On the left we're all together (upright) with St. Isaac's Cathedral behind - 200 kg of gold on that dome! On the right we're on the Peter and Paul beach with the Neva river and the Hermitage behind us.
This picture is to show the mix of cars with the old Lada on the left (like Uncle Steve had) and the limo
hummer on the right side of the picture and on the far side of the limo hummer there
is another limo. Some people really wanted to keep their nice cars safe because they some of them
were actually parking them totally on the sidewalk like they're in Greece or something!
Here is a picture of Jacob's chicken kiev. OK so Kiev's now part of Ukraine and not officially Russian, but it's still authentic and yummy!  
Here is the huge escalator at the metro. It was crazy long, and makes the one at Kamppi in Helsinki seem like a toy slide! The Metro is just packed with people, and only cost 25 rubbles (80 cents)
Another un-Daddy perfect handstand in front of the statue to Catherine the Great, with the Alexandrisky Theatre behind.
I really like the picture on the left, where it looks like the lion figurehead on the ship's prow is leaping over the Winter Palace. The two-headed eagle is the symbol of the Romanovs, the family of the tsars, and are everywhere in the city.
The famous Bronze Horseman statue of Peter the Great, made in his memory by Catherine the Great. Here on the right I'm tree-hugging this huge column at the Kazan Cathedral.

St. Petersburg was founded in 1703 by guess who? Peter the Great of course! Many people were forced into labour and died to build the city, so it was not always a happy memory of Peter. It was the capital of Russia until the Soviets moved it to Moscow. There was so much to see in St. Petersburg that we'll have at least one more post of just the sights - stay tuned!

Thursday, 13 October 2011

We almost spilled blood at the Church on Spilled Blood!


Here is Daddy doing a handstand, almost spilling some blood himself! Good thing he didn't or we'd have to build him a monument too! 




Yesterday we went to Saint Petersburg Russia! One of my favorite sites was the Church on the Spilled Blood. You might think that that is a weird name, but it is actually named after Tsar Alexander the second, because his legs got blown off by a bomb in a terrorist attack on March 1, 1881, at that place and he bled to death. There is also a statue of Alexander II in Helsinki on Senate Square in front of the big cathedral. The church is also known as the Church of the Resurrection of Christ. The church was started by Alexander the third in memory of his father. The funds were provided by the imperial family and private donations but the money was stolen by a member of the tsars family so it took 24 years to build the church. It took from 1883 till 1907 to finish.
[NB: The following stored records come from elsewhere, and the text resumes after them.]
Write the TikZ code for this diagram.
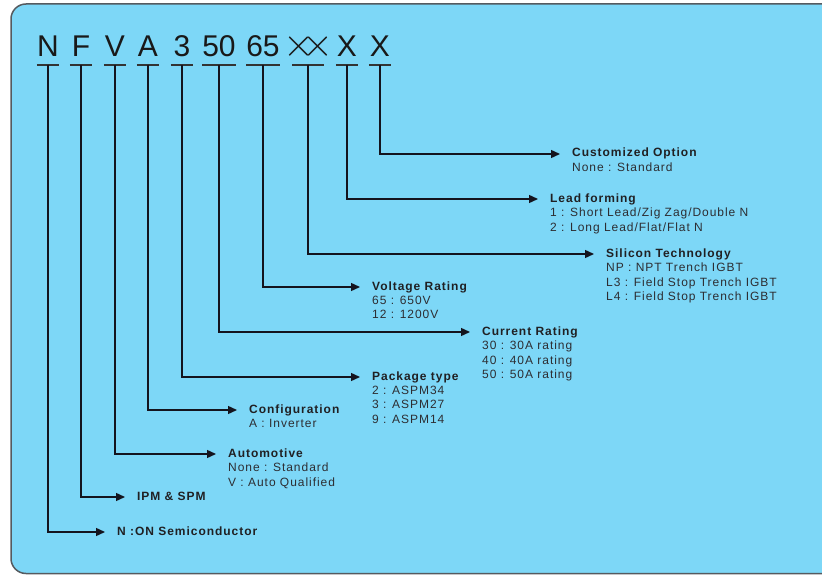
\documentclass[tikz,border=0pt]{standalone}
\usepackage{fontspec}
\setmainfont{Liberation Sans}
\newfontfamily\lblfont[LetterSpace=8]{Liberation Sans}
\usepackage{xcolor}
\usepackage{graphicx}
\usetikzlibrary{arrows.meta,positioning}
\definecolor{skyback}{RGB}{125,215,247}
\definecolor{boxedge}{RGB}{85,90,95}
\definecolor{lbltext}{RGB}{45,45,50}
\definecolor{lineink}{RGB}{20,20,30}
\tikzset{
pncode/.style={font=\fontsize{30}{30}\selectfont,text=black!90,inner xsep=0pt,inner ysep=0pt,text height=21.5pt,text depth=0pt,anchor=south},
pnsingle/.style={pncode,minimum width=22pt},
pndouble/.style={pncode,minimum width=31pt},
pnbar/.style={line width=2.8pt,draw=black!80},
pnarr/.style={-{Triangle[length=9pt,width=8pt]},line width=1.4pt,draw=lineink,shorten >=12pt},
pntitle/.style={font=\lblfont\fontsize{12}{14.5}\selectfont\bfseries,text=lbltext!70!black,anchor=west,inner sep=0pt,text height=9pt,text depth=3pt},
pndesc/.style={font=\lblfont\fontsize{12}{14.5}\selectfont,text=lbltext,align=left,inner sep=0pt,anchor=north west}
}
\begin{document}
\begin{tikzpicture}[x=1pt,y=-1pt]
\useasboundingbox (0,0) rectangle (822,575);
\clip (0,0) rectangle (822,575);
\draw[rounded corners=15pt,fill=skyback,draw=boxedge,line width=1.5pt]
  (11,4) rectangle (850,573.5);
% part number characters
\node[pnsingle] (cN) at (48,57) {N};
\node[pnsingle] (cF) at (81,57) {F};
\node[pnsingle] (cV) at (115,57) {V};
\node[pnsingle] (cA) at (148,57) {A};
\node[pnsingle] (cPkg) at (182,57) {3};
\node[pndouble] (cCur) at (219,57) {50};
\node[pndouble] (cVolt) at (263,57) {65};
\node[pndouble] (cSi) at (308,57)
  {\makebox[31pt][c]{\scalebox{1.6}{$\times$}\kern-12pt\scalebox{1.6}{$\times$}}};
\node[pnsingle] (cLead) at (347,57) {X};
\node[pnsingle] (cOpt) at (380,57) {X};
\draw[pnbar] ([yshift=-8pt]cN.south west) -- ([yshift=-8pt]cN.south east);
\draw[pnbar] ([yshift=-8pt]cF.south west) -- ([yshift=-8pt]cF.south east);
\draw[pnbar] ([yshift=-8pt]cV.south west) -- ([yshift=-8pt]cV.south east);
\draw[pnbar] ([yshift=-8pt]cA.south west) -- ([yshift=-8pt]cA.south east);
\draw[pnbar] ([yshift=-8pt]cPkg.south west) -- ([yshift=-8pt]cPkg.south east);
\draw[pnbar] ([yshift=-8pt]cCur.south west) -- ([yshift=-8pt]cCur.south east);
\draw[pnbar] ([yshift=-8pt]cVolt.south west) -- ([yshift=-8pt]cVolt.south east);
\draw[pnbar] ([yshift=-8pt]cSi.south west) -- ([yshift=-8pt]cSi.south east);
\draw[pnbar] ([yshift=-8pt]cLead.south west) -- ([yshift=-8pt]cLead.south east);
\draw[pnbar] ([yshift=-8pt]cOpt.south west) -- ([yshift=-8pt]cOpt.south east);
% field descriptions
\node[pntitle] (tOpt) at (572,154) {Customized Option};
\node[pndesc] (dOpt) at ([yshift=-2.5pt]tOpt.south west) {None : Standard};
\node[pntitle] (tLead) at (550,199) {Lead forming};
\node[pndesc] (dLead) at ([yshift=-2.5pt]tLead.south west)
  {1 : Short Lead/Zig Zag/Double N\\2 : Long Lead/Flat/Flat N};
\node[pntitle] (tSi) at (606,254) {Silicon Technology};
\node[pndesc] (dSi) at ([yshift=-2.5pt]tSi.south west)
  {NP : NPT Trench IGBT\\L3 : Field Stop Trench IGBT\\L4 : Field Stop Trench IGBT};
\node[pntitle] (tVolt) at (372,287) {Voltage Rating};
\node[pndesc] (dVolt) at ([yshift=-2.5pt]tVolt.south west) {65 : 650V\\12 : 1200V};
\node[pntitle] (tCur) at (482,332) {Current Rating};
\node[pndesc] (dCur) at ([yshift=-2.5pt]tCur.south west)
  {30 : 30A rating\\40 : 40A rating\\50 : 50A rating};
\node[pntitle] (tPkg) at (372,377) {Package type};
\node[pndesc] (dPkg) at ([yshift=-2.5pt]tPkg.south west)
  {2 : ASPM34\\3 : ASPM27\\9 : ASPM14};
\node[pntitle] (tA) at (249,410) {Configuration};
\node[pndesc] (dA) at ([yshift=-2.5pt]tA.south west) {A : Inverter};
\node[pntitle] (tV) at (228,454) {Automotive};
\node[pndesc] (dV) at ([yshift=-2.5pt]tV.south west) {None : Standard\\V : Auto Qualified};
\node[pntitle] (tF) at (137,497) {IPM \& SPM};
\node[pntitle] (tN) at (117,532) {N :ON Semiconductor};
% leaders
\draw[pnarr] ([yshift=-8pt]cN.south) |- (tN);
\draw[pnarr] ([yshift=-8pt]cF.south) |- (tF);
\draw[pnarr] ([yshift=-8pt]cV.south) |- (tV);
\draw[pnarr] ([yshift=-8pt]cA.south) |- (tA);
\draw[pnarr] ([yshift=-8pt]cPkg.south) |- (tPkg);
\draw[pnarr] ([yshift=-8pt]cCur.south) |- (tCur);
\draw[pnarr] ([yshift=-8pt]cVolt.south) |- (tVolt);
\draw[pnarr] ([yshift=-8pt]cSi.south) |- (tSi);
\draw[pnarr] ([yshift=-8pt]cLead.south) |- (tLead);
\draw[pnarr] ([yshift=-8pt]cOpt.south) |- (tOpt);
\end{tikzpicture}
\end{document}
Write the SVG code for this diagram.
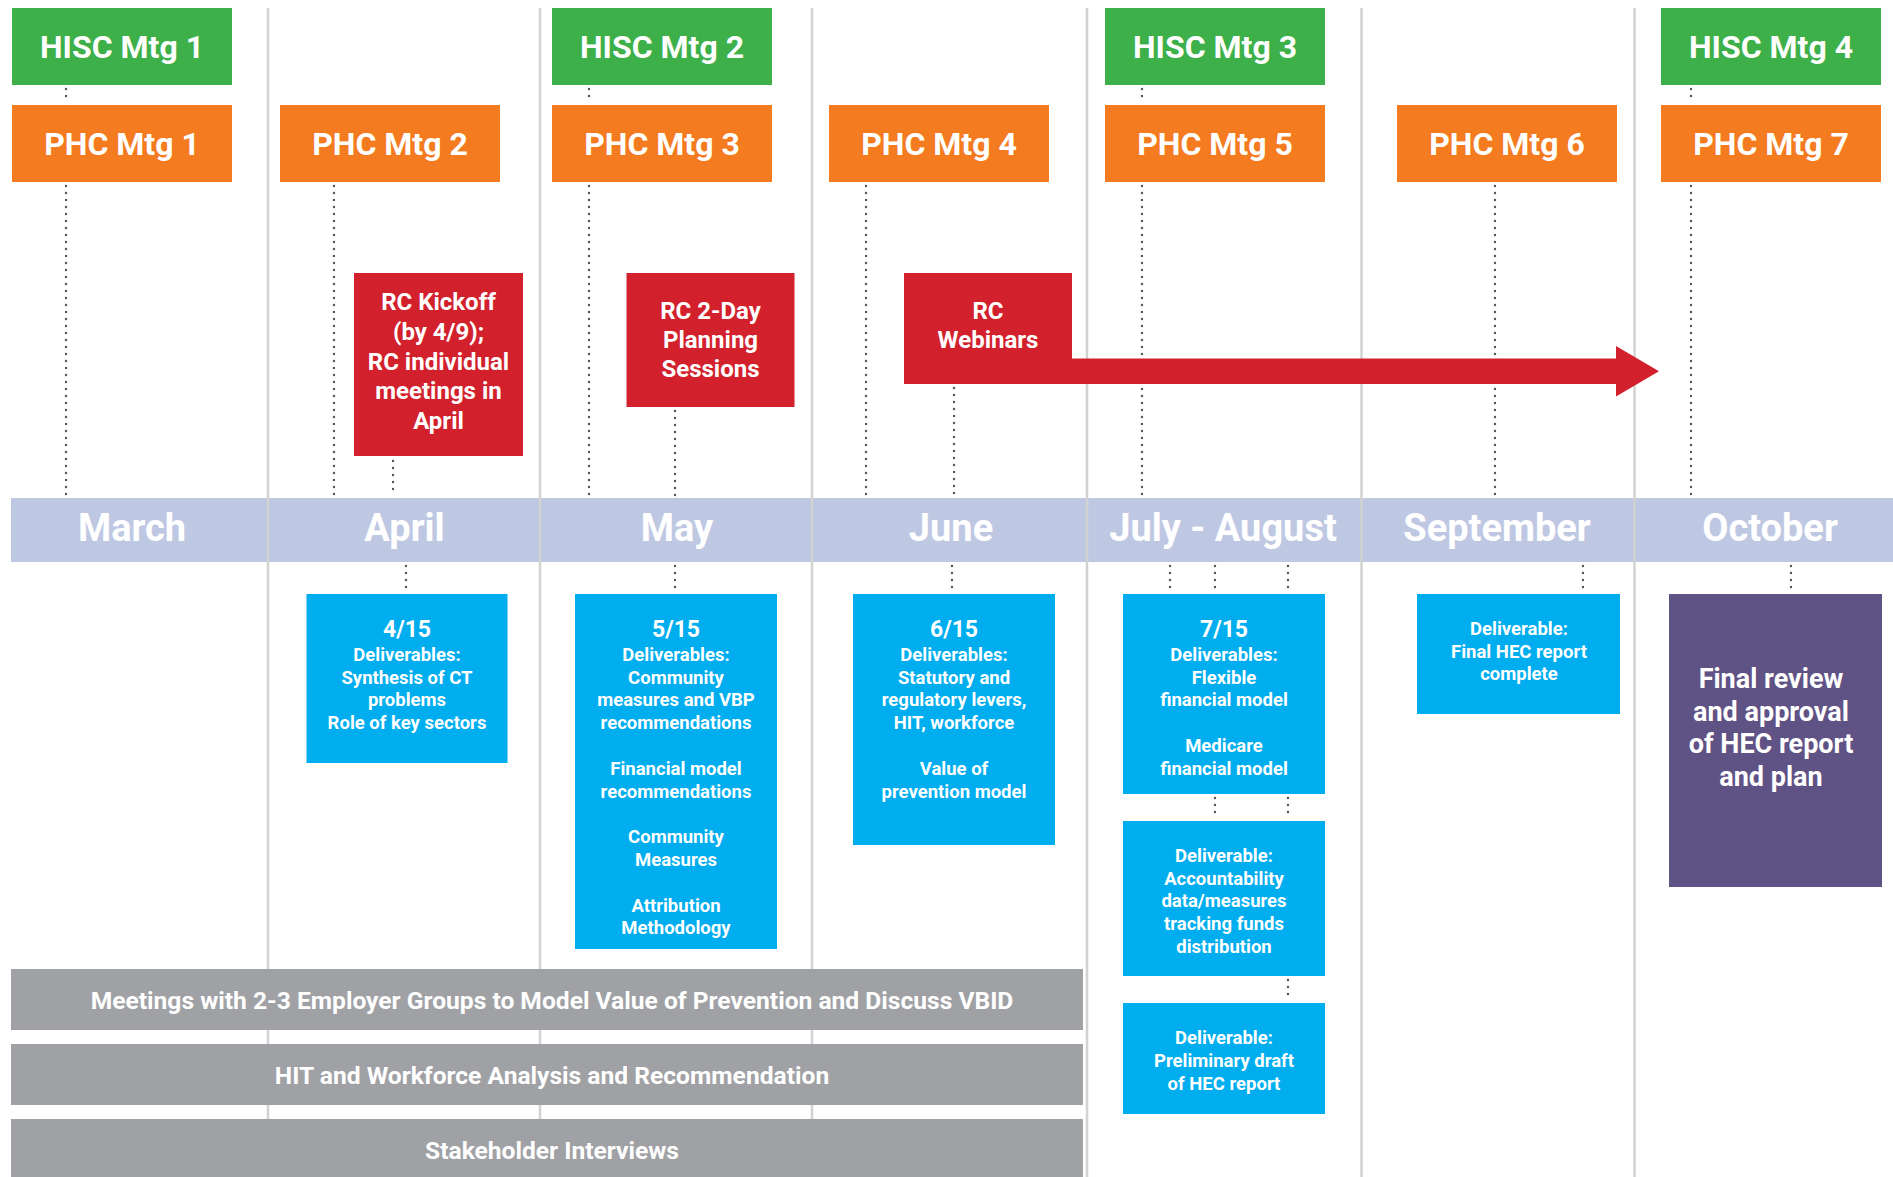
<svg xmlns="http://www.w3.org/2000/svg" width="1893" height="1177" viewBox="0 0 1893 1177">
<style>
text{font-family:Roboto,"Liberation Sans",Arial,sans-serif;font-weight:700;fill:#ffffff;text-anchor:middle}
.grid{stroke:#d2d2d2;stroke-width:2.5}
.dot{stroke:#555;stroke-width:2.4;stroke-linecap:round;stroke-dasharray:0 7;fill:none}
.hisc{fill:#3db04a}
.phc{fill:#f47b20}
.rc{fill:#d2212c}
.blue{fill:#00adee}
.purple{fill:#5f5284}
.gbar{fill:#a0a1a5}
.mbar{fill:#bfc8e3}
.t32{font-size:32px}
.t38{font-size:38px}
.t24{font-size:24px}
.t23{font-size:23px}
.t19{font-size:18.5px}
.t27{font-size:27px}
.tg{font-size:24.6px}
</style>

<g id="month-bar">
<rect class="mbar" x="11" y="498" width="1882" height="64"/>
</g>

<g id="gridlines">
<line class="grid" x1="268" y1="8" x2="268" y2="1177"/>
<line class="grid" x1="540" y1="8" x2="540" y2="1177"/>
<line class="grid" x1="812" y1="8" x2="812" y2="1177"/>
<line class="grid" x1="1087" y1="8" x2="1087" y2="1177"/>
<line class="grid" x1="1361.5" y1="8" x2="1361.5" y2="1177"/>
<line class="grid" x1="1634.5" y1="8" x2="1634.5" y2="1177"/>
</g>

<g id="months">
<text class="t38" x="132" y="541">March</text>
<text class="t38" x="404.5" y="541">April</text>
<text class="t38" x="677" y="541">May</text>
<text class="t38" x="951" y="541">June</text>
<text class="t38" x="1223" y="541">July - August</text>
<text class="t38" x="1497" y="541">September</text>
<text class="t38" x="1770" y="541">October</text>
</g>

<g id="connectors">
<line class="dot" x1="66" y1="89" x2="66" y2="103"/>
<line class="dot" x1="66" y1="186" x2="66" y2="496"/>
<line class="dot" x1="334" y1="186" x2="334" y2="496"/>
<line class="dot" x1="393" y1="461" x2="393" y2="496"/>
<line class="dot" x1="589" y1="89" x2="589" y2="103"/>
<line class="dot" x1="589" y1="186" x2="589" y2="496"/>
<line class="dot" x1="675" y1="411" x2="675" y2="496"/>
<line class="dot" x1="866" y1="186" x2="866" y2="496"/>
<line class="dot" x1="954" y1="388" x2="954" y2="496"/>
<line class="dot" x1="1142" y1="89" x2="1142" y2="103"/>
<line class="dot" x1="1142" y1="186" x2="1142" y2="496"/>
<line class="dot" x1="1495" y1="186" x2="1495" y2="496"/>
<line class="dot" x1="1691" y1="89" x2="1691" y2="103"/>
<line class="dot" x1="1691" y1="186" x2="1691" y2="496"/>
<line class="dot" x1="406" y1="566" x2="406" y2="592"/>
<line class="dot" x1="675" y1="566" x2="675" y2="592"/>
<line class="dot" x1="952" y1="566" x2="952" y2="592"/>
<line class="dot" x1="1170" y1="566" x2="1170" y2="592"/>
<line class="dot" x1="1215" y1="566" x2="1215" y2="592"/>
<line class="dot" x1="1288" y1="566" x2="1288" y2="592"/>
<line class="dot" x1="1215" y1="798" x2="1215" y2="819"/>
<line class="dot" x1="1288" y1="798" x2="1288" y2="819"/>
<line class="dot" x1="1288" y1="980" x2="1288" y2="1001"/>
<line class="dot" x1="1583" y1="566" x2="1583" y2="592"/>
<line class="dot" x1="1791" y1="566" x2="1791" y2="592"/>
<polygon id="webinar-arrow" class="rc" points="1068,358.5 1616,358.5 1616,346 1659,371.2 1616,396.5 1616,384 1068,384"/>
</g>

<g id="hisc1"><rect class="hisc" x="12" y="8" width="220" height="77"/><text class="t32" x="122" y="58">HISC Mtg 1</text></g>
<g id="hisc2"><rect class="hisc" x="552" y="8" width="220" height="77"/><text class="t32" x="662" y="58">HISC Mtg 2</text></g>
<g id="hisc3"><rect class="hisc" x="1105" y="8" width="220" height="77"/><text class="t32" x="1215" y="58">HISC Mtg 3</text></g>
<g id="hisc4"><rect class="hisc" x="1661" y="8" width="220" height="77"/><text class="t32" x="1771" y="58">HISC Mtg 4</text></g>

<g id="phc1"><rect class="phc" x="12" y="105" width="220" height="77"/><text class="t32" x="122" y="155">PHC Mtg 1</text></g>
<g id="phc2"><rect class="phc" x="280" y="105" width="220" height="77"/><text class="t32" x="390" y="155">PHC Mtg 2</text></g>
<g id="phc3"><rect class="phc" x="552" y="105" width="220" height="77"/><text class="t32" x="662" y="155">PHC Mtg 3</text></g>
<g id="phc4"><rect class="phc" x="829" y="105" width="220" height="77"/><text class="t32" x="939" y="155">PHC Mtg 4</text></g>
<g id="phc5"><rect class="phc" x="1105" y="105" width="220" height="77"/><text class="t32" x="1215" y="155">PHC Mtg 5</text></g>
<g id="phc6"><rect class="phc" x="1397" y="105" width="220" height="77"/><text class="t32" x="1507" y="155">PHC Mtg 6</text></g>
<g id="phc7"><rect class="phc" x="1661" y="105" width="220" height="77"/><text class="t32" x="1771" y="155">PHC Mtg 7</text></g>

<g id="rc-kickoff"><rect class="rc" x="354" y="273" width="169" height="183"/>
<text class="t24" x="438.5"><tspan x="438.5" y="310">RC Kickoff</tspan><tspan x="438.5" y="340">(by 4/9);</tspan><tspan x="438.5" y="369.5">RC individual</tspan><tspan x="438.5" y="399">meetings in</tspan><tspan x="438.5" y="428.5">April</tspan></text></g>

<g id="rc-planning"><rect class="rc" x="626.5" y="273" width="168" height="134"/>
<text class="t24" x="710.5"><tspan x="710.5" y="318.5">RC 2-Day</tspan><tspan x="710.5" y="347.5">Planning</tspan><tspan x="710.5" y="376.5">Sessions</tspan></text></g>

<g id="rc-webinars"><rect class="rc" x="904" y="273" width="168" height="111"/>
<text class="t24" x="988"><tspan x="988" y="318.5">RC</tspan><tspan x="988" y="347.5">Webinars</tspan></text></g>

<g id="del-0415"><rect class="blue" x="306.5" y="594" width="201" height="169"/>
<text class="t19" x="407"><tspan class="t23" x="407" y="637">4/15</tspan><tspan x="407" y="660.7">Deliverables:</tspan><tspan x="407" y="683.5">Synthesis of CT</tspan><tspan x="407" y="706.3">problems</tspan><tspan x="407" y="729.1">Role of key sectors</tspan></text></g>

<g id="del-0515"><rect class="blue" x="575" y="594" width="202" height="355"/>
<text class="t19" x="676"><tspan class="t23" x="676" y="637">5/15</tspan><tspan x="676" y="660.7">Deliverables:</tspan><tspan x="676" y="683.5">Community</tspan><tspan x="676" y="706.3">measures and VBP</tspan><tspan x="676" y="729.1">recommendations</tspan><tspan x="676" y="774.7">Financial model</tspan><tspan x="676" y="797.5">recommendations</tspan><tspan x="676" y="843.1">Community</tspan><tspan x="676" y="865.9">Measures</tspan><tspan x="676" y="911.5">Attribution</tspan><tspan x="676" y="934.3">Methodology</tspan></text></g>

<g id="del-0615"><rect class="blue" x="853" y="594" width="202" height="251"/>
<text class="t19" x="954"><tspan class="t23" x="954" y="637">6/15</tspan><tspan x="954" y="660.7">Deliverables:</tspan><tspan x="954" y="683.5">Statutory and</tspan><tspan x="954" y="706.3">regulatory levers,</tspan><tspan x="954" y="729.1">HIT, workforce</tspan><tspan x="954" y="774.7">Value of</tspan><tspan x="954" y="797.5">prevention model</tspan></text></g>

<g id="del-0715"><rect class="blue" x="1123" y="594" width="202" height="200"/>
<text class="t19" x="1224"><tspan class="t23" x="1224" y="637">7/15</tspan><tspan x="1224" y="660.7">Deliverables:</tspan><tspan x="1224" y="683.5">Flexible</tspan><tspan x="1224" y="706.3">financial model</tspan><tspan x="1224" y="751.9">Medicare</tspan><tspan x="1224" y="774.7">financial model</tspan></text></g>

<g id="del-accountability"><rect class="blue" x="1123" y="821" width="202" height="155"/>
<text class="t19" x="1224"><tspan x="1224" y="861.7">Deliverable:</tspan><tspan x="1224" y="884.5">Accountability</tspan><tspan x="1224" y="907.3">data/measures</tspan><tspan x="1224" y="930.1">tracking funds</tspan><tspan x="1224" y="952.9">distribution</tspan></text></g>

<g id="del-preliminary"><rect class="blue" x="1123" y="1003" width="202" height="111"/>
<text class="t19" x="1224"><tspan x="1224" y="1044">Deliverable:</tspan><tspan x="1224" y="1066.8">Preliminary draft</tspan><tspan x="1224" y="1089.6">of HEC report</tspan></text></g>

<g id="del-final"><rect class="blue" x="1417" y="594" width="203" height="120"/>
<text class="t19" x="1519"><tspan x="1519" y="634.8">Deliverable:</tspan><tspan x="1519" y="657.6">Final HEC report</tspan><tspan x="1519" y="680.4">complete</tspan></text></g>

<g id="final-review"><rect class="purple" x="1669" y="594" width="213" height="293"/>
<text class="t27" x="1771"><tspan x="1771" y="688">Final review</tspan><tspan x="1771" y="720.7">and approval</tspan><tspan x="1771" y="753.4">of HEC report</tspan><tspan x="1771" y="786.1">and plan</tspan></text></g>

<g id="bar-employer"><rect class="gbar" x="11" y="969" width="1072" height="61"/><text class="tg" x="552" y="1008.5">Meetings with 2-3 Employer Groups to Model Value of Prevention and Discuss VBID</text></g>
<g id="bar-hit"><rect class="gbar" x="11" y="1044" width="1072" height="61"/><text class="tg" x="552" y="1083.5">HIT and Workforce Analysis and Recommendation</text></g>
<g id="bar-stakeholder"><rect class="gbar" x="11" y="1119" width="1072" height="58"/><text class="tg" x="552" y="1158.5">Stakeholder Interviews</text></g>
</svg>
This is a another Handstand shot, (it is a bit better than Daddys!)  with the Church on Spilled Blood in the background. and the other is a picture of all of us, all upright!
We figured out that those domes on the top are called onion domes. The bright colours are made of jewelers enamel.
On the left is a picture of a wedding with the Church on Spilled Blood in the background, and on the right is a picture of the wedding couple holding doves and they let them go.
This is a picture of a bridge where people  have placed all different kinds of locks.